Chapter 11
“I’m not saying it’s not bad. It’s bad. But it could be worse.” —Saul Goodman, Breaking Bad
I successfully completed my 90-days of inpatient at LVRC. My mental health care coordinator helped me apply for a transitional housing program called Dual Success—which, despite its name, only required me to succeed at one thing: not fucking up.
To get in, I had to take a computer test at social services to “verify homelessness.” No clue how clicking a mouse proves you don’t have an address, but sure, let’s go with it. I got in.
Dual Success was run by the Las Vegas Recovery Center. The deal was simple: attend group therapy three times a week, do a one-on-one session every other week, and get a signed sheet proving I went to six AA or NA meetings a week. In return, I got a whopping $32.00 per week for hygiene products—just enough to smell slightly less like poverty. On top of that, I had an EBT card with $292.00 in food stamps each month, which meant I could afford fine dining like apples and canned fish.
Wake-up was at 7 AM, curfew at 9 PM. Staff had a key and checked our rooms every hour—basically parole with slightly better furniture. They had cameras in the unit but not in the bedrooms, which was either a relief or an oversight, depending on who you ask. At least I had my own room. Back at the rehab facility, my roommate snored like a dying chainsaw, so I spent every night sleeping in earplugs and contemplating murder.
At Dual Success, I shared an apartment with one guy, but we had separate rooms. Over the next 18 months, I went through twelve different roommates—each one crazier than the last. After six months and a positive review, I’d finally be allowed to get a real job.
Until then, my only job was don’t get high.
THE NEIGHBORHOOD
“It might be more sanitary to fuck behind the dumpster out back. Just sayin’.” —Ruth, Ozark
The first apartment they put me in was on the east side of Vegas, off Royal Crest between Twain and Palos Verdes—one of the most drug-infested areas in the city. People in nice neighborhoods would call it a “bad neighborhood.” But if you live in a place like that, you don’t sit around calling it bad. It’s just home. There’s no “good” or “bad” neighborhoods—just rich ones and shitty ones.
And this was a shitty one.
One of the guys in the unit below us got shot in the middle of the night by some dude on a speed bike. The guy who lived in my room before me witnessed the shooting because he was outside smoking, meaning my unit might as well have had a big neon sign that said “Next Target Here.”
The sidewalk outside the Mexican grocery store was decorated with candles and crosses for a gang member who got turned into Swiss cheese during a drive-by. The whole area was crawling with dope dealers, stray dogs, and naked tweakers running through the streets—pure Vegas ambience. There were even chickens, which, honestly, was the most confusing part of all.

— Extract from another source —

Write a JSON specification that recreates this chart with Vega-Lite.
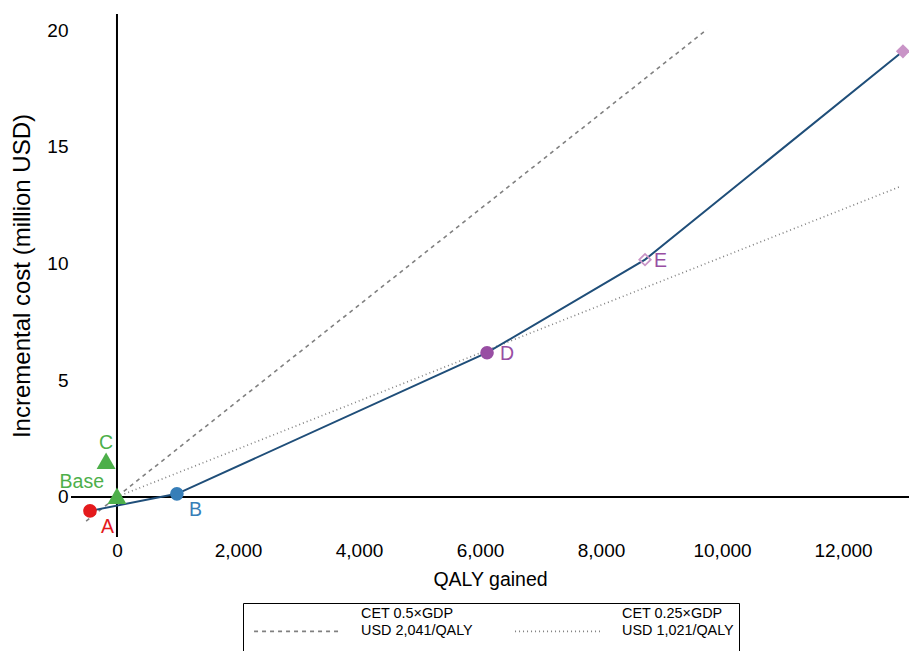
{
  "$schema": "https://vega.github.io/schema/vega-lite/v6.json",
  "autosize": "none",
  "width": 838,
  "height": 523,
  "padding": {"left": 71, "top": 14, "right": 0, "bottom": 114},
  "background": "white",
  "config": {
    "font": "Liberation Sans",
    "view": {"stroke": null},
    "axis": {"grid": false, "domain": false, "ticks": false, "labelColor": "black", "titleColor": "black", "titleFontWeight": "normal"}
  },
  "datasets": {
    "pts": [
      {"name": "A", "qaly": -446, "cost": -0.6},
      {"name": "Base", "qaly": 0, "cost": 0.05},
      {"name": "C", "qaly": -180, "cost": 1.55},
      {"name": "B", "qaly": 990, "cost": 0.13},
      {"name": "D", "qaly": 6116, "cost": 6.18},
      {"name": "E", "qaly": 8727, "cost": 10.17},
      {"name": "F", "qaly": 12990, "cost": 19.1}
    ],
    "frontier": [
      {"order": 1, "qaly": -446, "cost": -0.6},
      {"order": 2, "qaly": 990, "cost": 0.13},
      {"order": 3, "qaly": 6116, "cost": 6.18},
      {"order": 4, "qaly": 8727, "cost": 10.17},
      {"order": 5, "qaly": 12990, "cost": 19.1}
    ],
    "cet": [
      {"cet": "CET 0.5×GDP|USD 2,041/QALY", "qaly": -510, "cost": -1.04},
      {"cet": "CET 0.5×GDP|USD 2,041/QALY", "qaly": 9752, "cost": 20.04},
      {"cet": "CET 0.25×GDP|USD 1,021/QALY", "qaly": 0, "cost": 0},
      {"cet": "CET 0.25×GDP|USD 1,021/QALY", "qaly": 12942, "cost": 13.3}
    ],
    "zero": [{"v": 0}]
  },
  "layer": [
    {
      "data": {"name": "zero"},
      "mark": {"type": "rule", "color": "black", "strokeWidth": 2},
      "encoding": {"x": {"field": "v", "type": "quantitative"}}
    },
    {
      "data": {"name": "zero"},
      "mark": {"type": "rule", "color": "black", "strokeWidth": 2},
      "encoding": {"y": {"field": "v", "type": "quantitative"}}
    },
    {
      "data": {"name": "cet"},
      "mark": {"type": "line", "color": "#808080", "strokeWidth": 1.6},
      "encoding": {
        "x": {"field": "qaly", "type": "quantitative"},
        "y": {"field": "cost", "type": "quantitative"},
        "detail": {"field": "cet"},
        "strokeDash": {
          "field": "cet", "type": "nominal",
          "scale": {"domain": ["CET 0.5×GDP|USD 2,041/QALY", "CET 0.25×GDP|USD 1,021/QALY"], "range": [[4, 4], [1, 3]]},
          "legend": {
            "title": null,
            "orient": "none",
            "legendX": 172,
            "legendY": 589,
            "direction": "horizontal",
            "columns": 2,
            "strokeColor": "black",
            "padding": 5,
            "symbolType": "M-0.58,0.83H6.5",
            "symbolSize": 576,
            "symbolStrokeColor": "#808080",
            "symbolStrokeWidth": 1.6,
            "labelFontSize": 14.4,
            "labelOffset": 87,
            "labelLimit": 0,
            "labelBaseline": "bottom",
            "columnPadding": 36,
            "labelExpr": "split(datum.label + '| ', '|')"
          }
        }
      }
    },
    {
      "data": {"name": "frontier"},
      "mark": {"type": "line", "color": "#1f4e79", "strokeWidth": 2},
      "encoding": {
        "x": {"field": "qaly", "type": "quantitative",
          "scale": {"domain": [-760, 13090], "nice": false, "zero": false},
          "axis": {"values": [0, 2000, 4000, 6000, 8000, 10000, 12000], "format": ",.0f", "labelFontSize": 19, "labelPadding": 4, "title": "QALY gained", "titleFontSize": 19.5, "titlePadding": 10}},
        "y": {"field": "cost", "type": "quantitative",
          "scale": {"domain": [-1.72, 20.7], "nice": false, "zero": false},
          "axis": {"values": [0, 5, 10, 15, 20], "format": ".0f", "labelFontSize": 19, "labelPadding": 3, "title": "Incremental cost (million USD)", "titleFontSize": 24, "titlePadding": 12}},
        "order": {"field": "order"}
      }
    },
    {
      "data": {"name": "pts"},
      "transform": [{"filter": "datum.name != 'E'"}],
      "mark": {"type": "point", "filled": true, "opacity": 1},
      "encoding": {
        "x": {"field": "qaly", "type": "quantitative"},
        "y": {"field": "cost", "type": "quantitative"},
        "shape": {"field": "name", "type": "nominal", "legend": null,
          "scale": {"domain": ["A", "Base", "C", "B", "D", "F"], "range": ["circle", "triangle-up", "triangle-up", "circle", "circle", "diamond"]}},
        "color": {"field": "name", "type": "nominal", "legend": null,
          "scale": {"domain": ["A", "Base", "C", "B", "D", "F"], "range": ["#e41a1c", "#4daf4a", "#4daf4a", "#377eb8", "#984ea3", "#c994c7"]}},
        "size": {"field": "name", "type": "nominal", "legend": null,
          "scale": {"type": "ordinal", "domain": ["A", "Base", "C", "B", "D", "F"], "range": [185, 360, 360, 185, 185, 200]}}
      }
    },
    {
      "data": {"name": "pts"},
      "transform": [{"filter": "datum.name == 'E'"}],
      "mark": {"type": "point", "shape": "diamond", "filled": false, "color": "#c994c7", "strokeWidth": 1.8, "size": 130, "opacity": 1},
      "encoding": {
        "x": {"field": "qaly", "type": "quantitative"},
        "y": {"field": "cost", "type": "quantitative"}
      }
    },
    {
      "data": {"name": "pts"},
      "transform": [{"filter": "datum.name == 'A'"}],
      "mark": {"type": "text", "align": "left", "baseline": "middle", "dx": 11, "dy": 16, "fontSize": 19.5, "color": "#e41a1c"},
      "encoding": {"x": {"field": "qaly", "type": "quantitative"}, "y": {"field": "cost", "type": "quantitative"}, "text": {"field": "name"}}
    },
    {
      "data": {"name": "pts"},
      "transform": [{"filter": "datum.name == 'Base'"}],
      "mark": {"type": "text", "align": "right", "baseline": "middle", "dx": -13, "dy": -14, "fontSize": 19.5, "color": "#4daf4a"},
      "encoding": {"x": {"field": "qaly", "type": "quantitative"}, "y": {"field": "cost", "type": "quantitative"}, "text": {"field": "name"}}
    },
    {
      "data": {"name": "pts"},
      "transform": [{"filter": "datum.name == 'C'"}],
      "mark": {"type": "text", "align": "center", "baseline": "middle", "dx": 0, "dy": -18, "fontSize": 19.5, "color": "#4daf4a"},
      "encoding": {"x": {"field": "qaly", "type": "quantitative"}, "y": {"field": "cost", "type": "quantitative"}, "text": {"field": "name"}}
    },
    {
      "data": {"name": "pts"},
      "transform": [{"filter": "datum.name == 'B'"}],
      "mark": {"type": "text", "align": "left", "baseline": "middle", "dx": 12, "dy": 16, "fontSize": 19.5, "color": "#377eb8"},
      "encoding": {"x": {"field": "qaly", "type": "quantitative"}, "y": {"field": "cost", "type": "quantitative"}, "text": {"field": "name"}}
    },
    {
      "data": {"name": "pts"},
      "transform": [{"filter": "datum.name == 'D'"}],
      "mark": {"type": "text", "align": "left", "baseline": "middle", "dx": 13, "dy": 1, "fontSize": 19.5, "color": "#984ea3"},
      "encoding": {"x": {"field": "qaly", "type": "quantitative"}, "y": {"field": "cost", "type": "quantitative"}, "text": {"field": "name"}}
    },
    {
      "data": {"name": "pts"},
      "transform": [{"filter": "datum.name == 'E'"}],
      "mark": {"type": "text", "align": "left", "baseline": "middle", "dx": 9, "dy": 1, "fontSize": 19.5, "color": "#984ea3"},
      "encoding": {"x": {"field": "qaly", "type": "quantitative"}, "y": {"field": "cost", "type": "quantitative"}, "text": {"field": "name"}}
    }
  ]
}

The back alleys had no street names, just vibes. Graffiti covered everything, but my personal favorite was a street sign by the bus stop that originally said, “Share the Road.” Someone with a spray can turned the “R” into a “D” and the “O” into an “E,” so now it read “Share the Dead.” At least the local artists had a sense of humor.
Eventually, they moved us to an apartment complex on the west side of North Las Vegas, off Martin Luther King and Carey. Here, our apartment complex went into total police lockdown twice in eight months. And not because of us.
There was a triple homicide at the Carey Mart down the street. A group of guys hung out there all day, either trying to start fights or sell you dope—sometimes both. One guy, in particular, was relentless. Every time I walked past, he’d try to sell me something. If I went to the store three times in one day, he’d try three times in one day.
I finally told him, “I can’t do drugs. I’m six months clean and in a program.”
He looked at me, dead serious, and said, “Bro… we ALL in the program.”
BELLY OF THE BEAST
“What, you didn’t hear vultures in our backyard?” —Wendy, Ozark
You’d think a housing program for recovering addicts would be in a safe area. But honestly, these drug infected hell scapes were the perfect place to slay my dragons.
I used to think getting clean meant escaping Vegas, like I needed to be in some kind of high-stakes witness protection program. New city, fresh start, no bad influences—problem solved, right?
Wrong. My problem wasn’t geographical. It was psychological.
If I could stay clean here—in Las Vegas, the least sober city on the planet—I could stay clean anywhere.
Socrates once said, “If you want to be a good saddler, saddle the worst horse; for if you can tame one, you can tame them all.”
I was definitely saddling the worst horse.
And if I could ride it out, I could ride anything.